After turning out in record numbers to help re-elect President Barack Obama last fall, Latino voters are in the spotlight as changemakers in politics. But for all their rising influence at ballot boxes, in many places, Latinos remain conspicuously absent from ballots themselves. That's especially true in Skagit County, Wash., where Latinos comprise 17 percent of the population but hold no public offices. No Latinos serve on any of the seven school boards; none are on any of the town or city councils.
Some Latino community leaders point to an election system that allows the majority outside of a district to choose that district's representatives, and a lack of examples of Latino elected officials as reasons.
"There's a whole group of citizens that are on the fringes of being represented," said Gustavo Ramos, executive director of the Skagit County Housing Authority and organizer of the county's Latino Chamber of Commerce. "... (I'm) not faulting anybody that's in elected office now, but it's a matter of having a complete understanding of your community you're representing. Some of us who are Latino who were born in this country have an understanding of this culture and this country but have a cultural understanding (as well)." A growing population
Latinos account for most of the population growth in Skagit County. About 6 of every 10 new people in the county in the past decade were Hispanic or Latino, according to the U.S. Census.
By 2010, Skagit County had 71 percent more Hispanic or Latino people than in 2000. In the same time period, the amount of people not in that group grew by just 6 percent.
In Mount Vernon especially, the numbers stand to increase with the next generation. About half the students in the school district are Hispanic. It is by far the highest proportion of Hispanic students in any district west of the Cascade Mountains, said Mount Vernon School Board President Robert Coffey.
However, no one on the school board is Hispanic.
Coffey said no Latinos have applied for the past few vacancies on the board, but he hopes some do in the future.
"I think that that's probably one of the areas that's more needed right now because that's the future of our society," Ramos said.
Latinos are underrepresented in city government, too. Mount Vernon has the county's highest Latino population -- in one neighborhood the census measures, they're a comfortable majority -- but not one City Council member is Latino.
Although some Latinos in Skagit County are migrant or seasonal workers, and some cannot run for office because they are undocumented, these groups do not comprise the entire Latino population here.
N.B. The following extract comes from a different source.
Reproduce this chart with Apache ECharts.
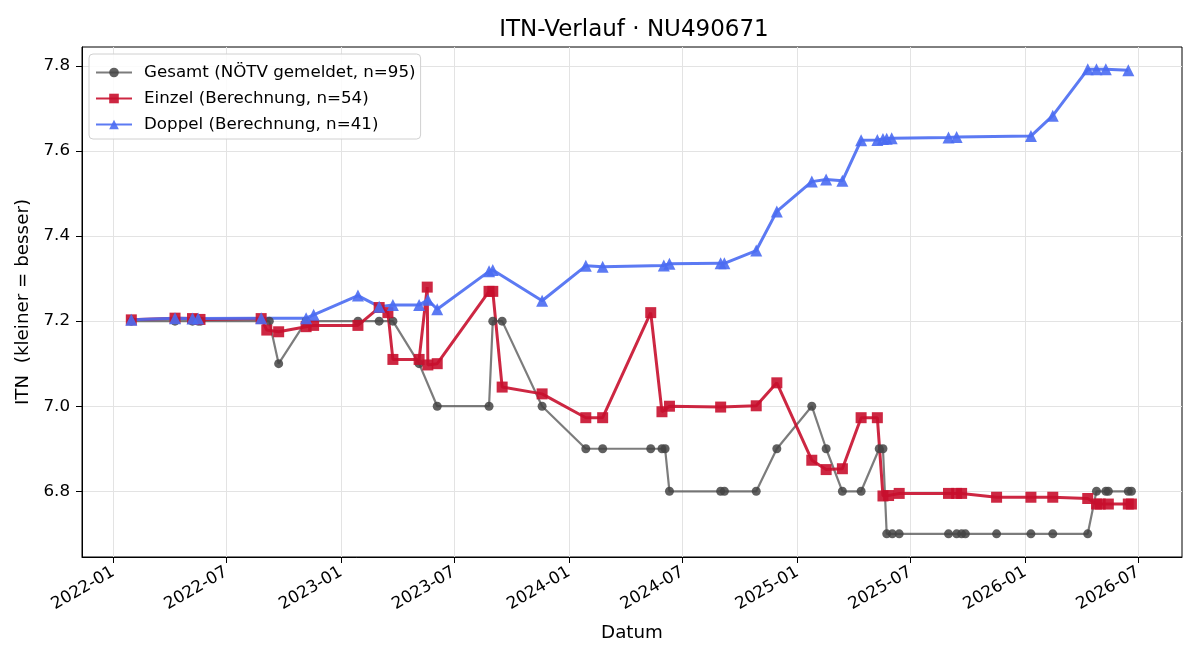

Plenty are eligible, but none are elected.
"Skagit deserves to have leaders that represent the diversity of the community," said Sarah Bishop, a Skagit County organizer for OneAmerica, a nonprofit focused on empowering immigrant communities. "... We hope that in the future, the children growing up in Skagit will see representatives in the government that share their experiences and background."
City councils typically have members from particular portions of the city, usually called wards, plus one at-large member who represents the city as a whole.
Except in Anacortes and Sedro-Woolley, these representatives are elected not only by their wards, but by the entire city. The board of county commissioners works this way, too: Each district votes on its own candidates in the primary, then the whole county elects all the commissioners.